The official blog of the Lung Institute.
Could Cells Help in the Fight?
As they stormed Omaha Beach in Normandy, no one was watching over them. When they scurried across the decks of destroyers and aircraft carriers as sirens alerted of the enemy circling above, they weren’t thinking about their health. Sifting through the jungle, constantly damp and caked in mud, they didn’t know what Agent Orange was and if they did, they still would have fought. When they enlisted, they weren’t looking for a job; they were answering a call, a duty they felt required to fulfill. Unfortunately now, the veterans of WWII, the Korean War, the War in Vietnam and every military action since are seeing their health decline. Some have developed health conditions directly affected by their service while others are simply dealing with ailments that affect the civilian population as well. One of the most prominent health conditions affecting veterans are debilitating lung diseases like chronic obstructive pulmonary disease (COPD) and pulmonary fibrosis.
A recent study conducted by the Veterans Administration in Cincinnati found that the prevalence of COPD among veterans is much higher than the general population. Younger veterans, those serving in Iraq and Afghanistan, were regularly subjected to air pollution from burn pits, exploded IEDs and aeroallergens found in the desert region. More seasoned veterans faced chemical pollutants like Agent Orange that have contribute to their degrading lung function. Given the limited resources available to veterans, whose military pension equates to approximately 60% of the income of an average household in the specific county they live in, treatment options for incurable lung diseases have left veterans looking outside the VA for answers.
Don’t these men and women, the ones that have offered their lives and their futures for the protection of all Americans, deserve more? Don’t they deserve options, answers and a treatment that might help them get back to the life they want? The answer is an emphatic yes of course, and some veterans have found that these options may lie in cellular therapy to treat their lung disease
The Lung Institute physicians extract cells through a minimally invasive procedure, separate them and then reintroduce them to the lungs. This may quicken healing by directing the cells—and their healing properties—toward the diseased area. The result is healthier tissue growing in place of damaged tissue, and although this doesn’t cure the disease, it may slow further degeneration and has the ability to bring a normal life back within reach.

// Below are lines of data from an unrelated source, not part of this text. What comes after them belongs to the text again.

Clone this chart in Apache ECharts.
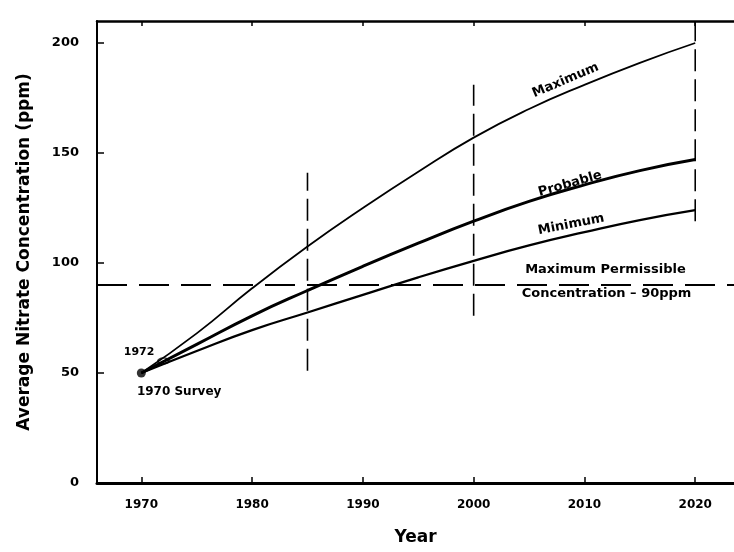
<!DOCTYPE html>
<html><head><meta charset="utf-8">
<script src="https://cdn.jsdelivr.net/npm/echarts@6/dist/echarts.min.js"></script>
<style>html,body{margin:0;padding:0;background:#fff}#c{width:734px;height:552px}</style>
</head><body><div id="c"></div>
<script>
const years = [1970,1975,1980,1985,1990,1995,2000,2005,2010,2015,2020];
const maximum = [50,68,88.5,107.5,125,141.5,157,170,181,191,200];
const probable = [50,63,76,87.5,98.5,109,119,128,135.5,142,147];
const minimum = [50,60,69.5,77.5,85.5,93.5,101,108,114,119.5,124];
const xTicks = [1970,1980,1990,2000,2010,2020];
const yTicks = [0,50,100,150,200];
const permissible = 90;
const refYears = [1985,2000,2020];
const refLow = [51,76,119];
const refHigh = [141,181,210];
const survey = [1970,50];
const obs1972 = [1972,55.5];

const FONT = '"DejaVu Sans", sans-serif';
const X_MIN = 1966, X_MAX = 2023.5, Y_MIN = 0, Y_MAX = 210;

const pairs = (xs, ys) => xs.map((x, i) => [x, ys[i]]);

const curve = (name, vals, width) => ({
  type:'line', name:name, data:pairs(years, vals), smooth:0.5,
  symbol:'none', lineStyle:{color:'#000', width:width}, z:5
});

const series = [
  curve('Maximum', maximum, 1.8),
  curve('Probable', probable, 3),
  curve('Minimum', minimum, 2.3),
  {type:'line', name:'Permissible', data:[[X_MIN, permissible],[X_MAX, permissible]], symbol:'none',
   lineStyle:{color:'#000', width:2, type:[30,12]}, z:3}
];
refYears.forEach((y, i) => {
  series.push({type:'line', data:[[y, refLow[i]],[y, refHigh[i]]], symbol:'none',
    lineStyle:{color:'#000', width:1.6, type:[22,8]}, z:3});
});
series.push({type:'scatter', data:[survey], symbol:'circle', symbolSize:9,
  itemStyle:{color:'#000'}, z:6});
series.push({type:'scatter', data:[obs1972], symbol:'circle', symbolSize:[11,6],
  itemStyle:{color:'rgba(0,0,0,0)', borderColor:'#000', borderWidth:1.5}, z:6});

const chart = echarts.init(document.getElementById('c'), null, {renderer:'canvas'});
chart.setOption({
  backgroundColor:'#fff',
  animation:false,
  grid:{left:97, right:0, top:21, bottom:69},
  xAxis:[{
    type:'value', min:X_MIN, max:X_MAX, position:'bottom',
    name:'Year', nameLocation:'middle', nameGap:46,
    nameTextStyle:{fontFamily:FONT, fontWeight:'bold', fontSize:17, color:'#000'},
    axisLine:{show:true, lineStyle:{color:'#000', width:3}},
    axisTick:{show:true, inside:true, length:6, customValues:xTicks, lineStyle:{color:'#000', width:1.5}},
    axisLabel:{customValues:xTicks, margin:16, fontFamily:FONT, fontWeight:'bold', fontSize:12, color:'#000',
      formatter: v => String(v)},
    splitLine:{show:false}
  },{
    type:'value', min:X_MIN, max:X_MAX, position:'top',
    axisLine:{show:true, lineStyle:{color:'#000', width:2.5}},
    axisTick:{show:true, inside:true, length:5, customValues:xTicks, lineStyle:{color:'#000', width:1.5}},
    axisLabel:{show:false}, splitLine:{show:false}
  }],
  yAxis:{
    type:'value', min:Y_MIN, max:Y_MAX,
    name:'Average Nitrate Concentration (ppm)', nameLocation:'middle', nameGap:64, nameRotate:90,
    nameTextStyle:{fontFamily:FONT, fontWeight:'bold', fontSize:17, color:'#000'},
    axisLine:{show:true, lineStyle:{color:'#000', width:2}},
    axisTick:{show:true, inside:true, length:7, customValues:yTicks, lineStyle:{color:'#000', width:1.5}},
    axisLabel:{customValues:yTicks, margin:18, fontFamily:FONT, fontWeight:'bold', fontSize:13, color:'#000',
      formatter: v => String(v)},
    splitLine:{show:false}
  },
  series: series
});

const notes = [
  {text:'Maximum', at:[2008.3,183], rot:23, size:13},
  {text:'Probable', at:[2008.7,136], rot:16, size:13},
  {text:'Minimum', at:[2008.8,117.5], rot:11, size:13},
  {text:'Maximum Permissible', at:[2011.9,96.8], rot:0, size:13},
  {text:'Concentration \u2013 90ppm', at:[2012.0,85.9], rot:0, size:13},
  {text:'1972', at:[1969.8,59.5], rot:0, size:11},
  {text:'1970 Survey', at:[1969.6,41.4], rot:0, size:12, align:'left'}
];
chart.setOption({
  graphic: notes.map(n => {
    const p = chart.convertToPixel({xAxisIndex:0, yAxisIndex:0}, n.at);
    return {type:'text', x:p[0], y:p[1], rotation:n.rot*Math.PI/180, z:10,
      style:{text:n.text, fill:'#000', font:'bold ' + n.size + 'px ' + FONT,
        align:n.align || 'center', verticalAlign:'middle'}};
  })
});
</script>
</body></html>
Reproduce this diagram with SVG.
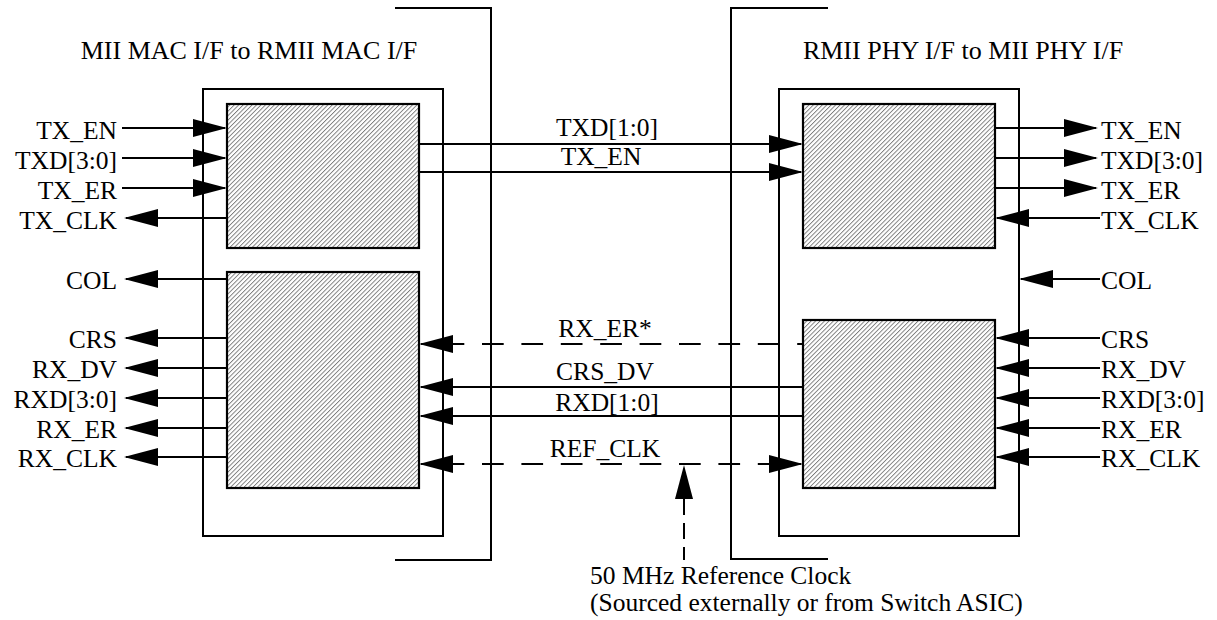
<svg xmlns="http://www.w3.org/2000/svg" width="1217" height="620" viewBox="0 0 1217 620">
<style>
  text { font-family: "Liberation Serif", "Times New Roman", serif; font-size: 25.5px; fill: #000; }
  .t { font-size: 26px; }
  .r { text-anchor: end; }
  .m { text-anchor: middle; }
  .box { fill: none; stroke: #000; stroke-width: 2; }
  .hatch { fill: url(#hatch); stroke: #000; stroke-width: 2.2; }
  .w { fill: none; stroke: #000; stroke-width: 2; }
  .a { marker-end: url(#ah); }
  .s { marker-start: url(#ah); }
  .d { stroke-dasharray: 21.7 17.7; stroke-dashoffset: 17.8; }
</style>
<defs>
  <pattern id="hatch" patternUnits="userSpaceOnUse" width="3.15" height="3.15" patternTransform="rotate(45)">
    <rect width="3.15" height="3.15" fill="#fff"/>
    <line x1="0.5" y1="0" x2="0.5" y2="3.15" stroke="#666" stroke-width="0.8"/>
  </pattern>
  <marker id="ah" viewBox="0 0 34 18" refX="32" refY="9" markerWidth="34" markerHeight="18" markerUnits="userSpaceOnUse" orient="auto-start-reverse">
    <path d="M0,0 L34,9 L0,18 z" fill="#000"/>
  </marker>
</defs>
<rect width="1217" height="620" fill="#fff"/>

<g id="left-device">
  <polyline class="box" points="395,8 491,8 491,560 395,560"/>
  <rect class="box" x="203" y="89" width="240" height="447"/>
  <text class="m t" x="249" y="59">MII MAC I/F to RMII MAC I/F</text>
</g>
<g id="left-tx-block">
  <rect class="hatch" x="227" y="104" width="192" height="144"/>
</g>
<g id="left-rx-block">
  <rect class="hatch" x="227" y="272" width="192" height="216"/>
</g>

<g id="right-device">
  <polyline class="box" points="828,8 731,8 731,559 828,559"/>
  <rect class="box" x="779" y="89" width="240" height="447"/>
  <text class="m t" x="963" y="59">RMII PHY I/F to MII PHY I/F</text>
</g>
<g id="right-tx-block">
  <rect class="hatch" x="803" y="104" width="192" height="144"/>
</g>
<g id="right-rx-block">
  <rect class="hatch" x="803" y="320" width="192" height="168"/>
</g>

<g id="connectors">
  <!-- left MII side -->
  <line class="w a" x1="122" y1="128" x2="225" y2="128"/>
  <line class="w a" x1="122" y1="158" x2="225" y2="158"/>
  <line class="w a" x1="122" y1="188" x2="225" y2="188"/>
  <line class="w a" x1="227" y1="218" x2="126" y2="218"/>
  <line class="w a" x1="227" y1="279" x2="126" y2="279"/>
  <line class="w a" x1="227" y1="338" x2="126" y2="338"/>
  <line class="w a" x1="227" y1="368" x2="126" y2="368"/>
  <line class="w a" x1="227" y1="398" x2="126" y2="398"/>
  <line class="w a" x1="227" y1="428" x2="126" y2="428"/>
  <line class="w a" x1="227" y1="457" x2="126" y2="457"/>
  <!-- RMII middle -->
  <line class="w a" x1="419" y1="144" x2="801" y2="144"/>
  <line class="w a" x1="419" y1="172" x2="801" y2="172"/>
  <path class="w s d" d="M421,344 L803,344"/>
  <line class="w a" x1="803" y1="387" x2="421" y2="387"/>
  <line class="w a" x1="803" y1="416" x2="421" y2="416"/>
  <path class="w s a d" d="M421,464 L801,464"/>
  <path class="w a" d="M684,560 L684,467" style="stroke-dasharray:16 8;stroke-dashoffset:3"/>
  <!-- right MII side -->
  <line class="w a" x1="995" y1="128" x2="1096" y2="128"/>
  <line class="w a" x1="995" y1="158" x2="1096" y2="158"/>
  <line class="w a" x1="995" y1="188" x2="1096" y2="188"/>
  <line class="w a" x1="1100" y1="218" x2="997" y2="218"/>
  <line class="w a" x1="1100" y1="279" x2="1021" y2="279"/>
  <line class="w a" x1="1100" y1="338" x2="997" y2="338"/>
  <line class="w a" x1="1100" y1="368" x2="997" y2="368"/>
  <line class="w a" x1="1100" y1="398" x2="997" y2="398"/>
  <line class="w a" x1="1100" y1="428" x2="997" y2="428"/>
  <line class="w a" x1="1100" y1="457" x2="997" y2="457"/>
</g>

<g id="labels">
  <text class="r" x="117" y="139">TX_EN</text>
  <text class="r" x="117" y="169">TXD[3:0]</text>
  <text class="r" x="117" y="199">TX_ER</text>
  <text class="r" x="117" y="229">TX_CLK</text>
  <text class="r" x="117" y="289">COL</text>
  <text class="r" x="117" y="348">CRS</text>
  <text class="r" x="117" y="378">RX_DV</text>
  <text class="r" x="117" y="408">RXD[3:0]</text>
  <text class="r" x="117" y="438">RX_ER</text>
  <text class="r" x="117" y="467">RX_CLK</text>

  <text class="m" x="607" y="136">TXD[1:0]</text>
  <text class="m" x="601" y="165">TX_EN</text>
  <text class="m" x="605" y="337">RX_ER*</text>
  <text class="m" x="605" y="380">CRS_DV</text>
  <text class="m" x="607" y="411">RXD[1:0]</text>
  <text class="m" x="605" y="457">REF_CLK</text>

  <text x="1101" y="139">TX_EN</text>
  <text x="1101" y="169">TXD[3:0]</text>
  <text x="1101" y="199">TX_ER</text>
  <text x="1101" y="229">TX_CLK</text>
  <text x="1101" y="289">COL</text>
  <text x="1101" y="348">CRS</text>
  <text x="1101" y="378">RX_DV</text>
  <text x="1101" y="408">RXD[3:0]</text>
  <text x="1101" y="438">RX_ER</text>
  <text x="1101" y="467">RX_CLK</text>

  <text x="590" y="584">50 MHz Reference Clock</text>
  <text x="590" y="611">(Sourced externally or from Switch ASIC)</text>
</g>
</svg>
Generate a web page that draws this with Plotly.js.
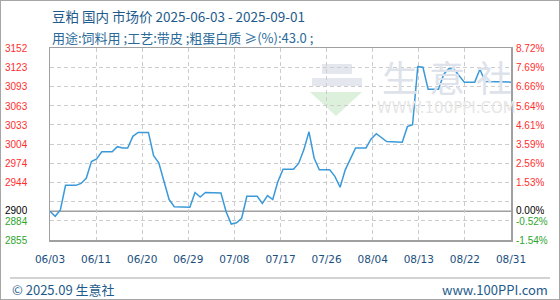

When I think of veterans, I’m reminded of my grandpa, a U.S. Navy veteran of WWII and the Korean War. As is the same with most veterans, failure was not a term he was acquainted with. However, teamwork was in his daily vocabulary because that is how they operated under fire as a team. Help does not mean that you have failed; it means that you’re not in it alone. Help is exactly what veterans deserve whether they would admit it or not. Just like my grandfather served because he found it to be his duty, I feel it is my duty to serve veterans when they come home. We can help by providing solutions to their problems, and for those struggling to breathe because of their chronic lung disease, cells may be the solution.